I have two physical drives on the proxmox host. I want to share them with FreeNas and configure them there, then let the other containers access them from there. How would I set that up?
ZFS combines the roles of RAID controller, Volume Manager, and file system, and since it’s all three in one, it wants direct access to your disks in order to work properly. The closer you can get ZFS to your storage hardware, the happier ZFS is, and the better it can do its job of keeping your data safe. Things like native virtual disks or virtual disks on RAID controllers insulate ZFS from the disks, and therefore should be avoided whenever possible. Using a hypervisor, you typically have a disk on a RAID controller presented to a hypervisor which creates a datastore with a disk on it running FreeNAS. This places two layers between ZFS and the physical disks which warrants taking the following precautions.
Precautions
- If you are not using PCI passthrough (more on that below), then you must disable the scrub tasks in ZFS. The hardware can “lie” to ZFS so a scrub can do more damage than good, possibly even permanently destroying your zpool.
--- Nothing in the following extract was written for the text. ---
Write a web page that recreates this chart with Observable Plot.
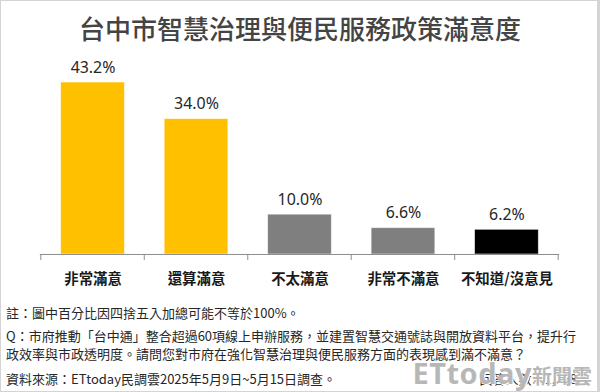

- The second precaution is to disable any write caching that is happening on the SAN, NAS, or RAID controller itself. A write cache can easily confuse ZFS about what has or has not been written to disk. This confusion can result in catastrophic pool failures.
- Using a single disk leaves you vulnerable to pool metadata corruption which could cause the loss of the pool. To avoid this, you need a minimum of three vdevs, either striped or in a RAIDZ configuration. Since ZFS pool metadata is mirrored between three vdevs if they are available, using a minimum of three vdevs to build your pool is safer than a single vdev. Ideally vdevs that have their own redundancy are preferred.
I see this Freenas quote all the time that to run ZFS you need to give it direct access to disks, but is this really a requirement of ZFS or a statement from freenas/IXsystems ?
I know that plenty will disagree and tell me this is foolish and ZFS is not designed to function this way, but in a real enterprise environment..... I bet you find this kind of setup more often than not.
Again just speaking from my experience and maybe sparking a little debate Possibly completely wrong and any large organization using ZFS only uses it directly.